Diante dos tiranos sociais, em circunstâncias degradantes de uma vida civilizada, o desencanto e a desesperança disputam espaço com o sentimento de indignação que ainda resiste nos poucos e bons. Quais seriam as razões psicológicas, culturais, sexuais e neuroses outras que levam boçais a furarem uma fila, quando você está aguardando há duas horas para ser atendido? Ou quando é obrigado a purgar sua impaciência, esperando 40 minutos o cara de pau que trancou seu carro no estacionamento?
A noção de bom senso parece ter sido esmagada pela urbanização acelerada, pelos problemas da mobilidade urbana e pelos ditames da era da competitividade e de seus valores distorcidos. O mundo foi assolado pela grosseria epidêmica, infestada como uma praga no convívio social. Os Hitlers domésticos já não se ruborizam em fazer suas demonstrações públicas de arrogância e autoritarismo, desrespeitando os direitos de portadores de necessidades especiais, idosos, atropelando até as mais elementares regras da boa convivência. Eles expelem sua bílis e vomitam suas frustrações, ambições e recalques no trânsito, no ambiente de trabalho e nas mais diferentes ocasiões. Gentileza em quem ocupa um cargo de poder é quase um artigo de luxo aqui por estas bandas. Em São Luís, chega-se ao cúmulo de considerar os mais educados assim: “Esse deve ser gente de fora”. E ai do homem que se atreve a ser gentil e atencioso, pois, via de regra, é confundido com gay (pelo menos neste quesito os inquisidores do século XXI reconhecem). No outro extremo estão os machos que, ao serem ultrapassados no trânsito, agem como se tivessem roubado sua virilidade. São brucutus escondidos por debaixo dos ternos Armanis. E moças de uma vulgaridade que nem uma coleção de sapatos Fernando Pires consegue disfarçar a deselegância.  

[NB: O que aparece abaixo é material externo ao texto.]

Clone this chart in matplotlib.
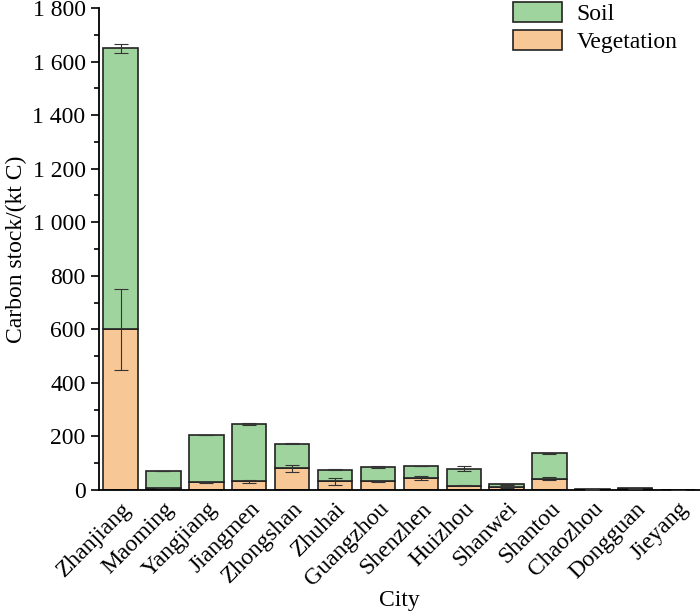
import matplotlib
matplotlib.use("Agg")
import matplotlib.pyplot as plt
from matplotlib import font_manager as fm
import numpy as np
import os
from matplotlib.ticker import MultipleLocator, FuncFormatter

cities = ["Zhanjiang", "Maoming", "Yangjiang", "Jiangmen", "Zhongshan", "Zhuhai",
          "Guangzhou", "Shenzhen", "Huizhou", "Shanwei", "Shantou", "Chaozhou",
          "Dongguan", "Jieyang"]
vegetation = [600, 7, 29, 32, 82, 32, 32, 45, 16, 10, 42, 1, 3, 0.3]
soil = [1050, 64, 177, 214, 91, 44, 55, 45, 64, 11, 95, 2, 4, 0.3]
veg_err = [150, 1, 1, 7, 13, 12, 3, 6, 1, 1, 5, 0, 0, 0]
total_err = [17, 1, 1, 3, 1, 1, 4, 1, 8, 1, 1, 0, 0, 0]

FS = 17
path = "/usr/share/fonts/truetype/liberation/LiberationSerif-Regular.ttf"
if os.path.exists(path):
    fm.fontManager.addfont(path)
    fp = fm.FontProperties(fname=path, size=FS)
    plt.rcParams['font.family'] = [fp.get_name(), 'DejaVu Serif']
else:
    fp = fm.FontProperties(family=['Liberation Serif', 'DejaVu Serif'], size=FS)

fig = plt.figure(figsize=(7.0, 6.11), dpi=100)
ax = fig.add_axes([0.141, 0.198, 0.859, 0.789])

x = np.arange(len(cities))
veg = np.array(vegetation)
sl = np.array(soil)
total = veg + sl
green = "#a0d49e"
orange = "#f8c796"

ax.bar(x, veg, width=0.8, color=orange, edgecolor="#222222", linewidth=1.2, label="Vegetation", zorder=2)
ax.bar(x, sl, width=0.8, bottom=veg, color=green, edgecolor="#222222", linewidth=1.2, label="Soil", zorder=2)
ax.errorbar(x, veg, yerr=veg_err, fmt="none", ecolor="#333333", elinewidth=0.8, capsize=5, capthick=0.8, zorder=3)
ax.errorbar(x, total, yerr=total_err, fmt="none", ecolor="#333333", elinewidth=0.8, capsize=5, capthick=0.8, zorder=3)

ax.set_xlim(-0.51, 13.51)
ax.set_ylim(0, 1800)
ax.yaxis.set_major_locator(MultipleLocator(200))
ax.yaxis.set_minor_locator(MultipleLocator(100))
ax.yaxis.set_major_formatter(FuncFormatter(lambda v, p: f"{int(v):,}".replace(",", " ")))
ax.set_xticks(x)
ax.set_xticklabels(cities, rotation=45, ha="right", rotation_mode="anchor", fontproperties=fp)
ax.tick_params(axis="x", length=0, pad=6)
ax.tick_params(axis="y", which="major", length=6, width=1.2, direction="out", labelsize=FS)
ax.tick_params(axis="y", which="minor", length=3.5, width=1.2, direction="out")
for s in ["top", "right"]:
    ax.spines[s].set_visible(False)
for s in ["left", "bottom"]:
    ax.spines[s].set_linewidth(1.3)

ax.set_ylabel("Carbon stock/(kt C)", fontproperties=fp, labelpad=4)
ax.set_xlabel("City", fontproperties=fp, labelpad=0)

h, l = ax.get_legend_handles_labels()
ax.legend(h[::-1], l[::-1], loc="upper right", bbox_to_anchor=(0.962, 1.013), frameon=False,
          prop=fp, borderpad=0, handlelength=2.1, handleheight=0.95, handletextpad=0.6,
          labelspacing=0.2, borderaxespad=0)

fig.canvas.draw()
for t in ax.get_yticklabels():
    t.set_fontproperties(fp)

fig.savefig("out.png", dpi=100)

Ouso especular sobre as origens da péssima educação dos que exibem seus maus hábitos no trânsito, nas filas ou em outros episódios de total falta de respeito com as regras do convívio em sociedade. Sérgio Buarque de Holanda, em O Homem Cordial, descreve: “O Estado não é uma ampliação do círculo familiar e, ainda menos, uma integração de certos agrupamentos, de certas vontades particularistas”. A velha e feia mania de confundir o público com o privado, já tão largamente adotada no exercício das práticas públicas, alcançou a ampla esfera social. As leis e o conjunto de normas e condutas que consistem o Direito existem para regular as relações sociais. Não são as vontades particulares de cada um que devem prevalecer. Se não é possível educar os maus hábitos, que eles se mantenham restritos ao círculo familiar, onde as regras que prevalecem são as de casa.
Os problemas que atingem o mundo de 7 bilhões e meio de pessoas também passam, urgentemente, pela boa educação e pelos respeito aos direitos de cada um.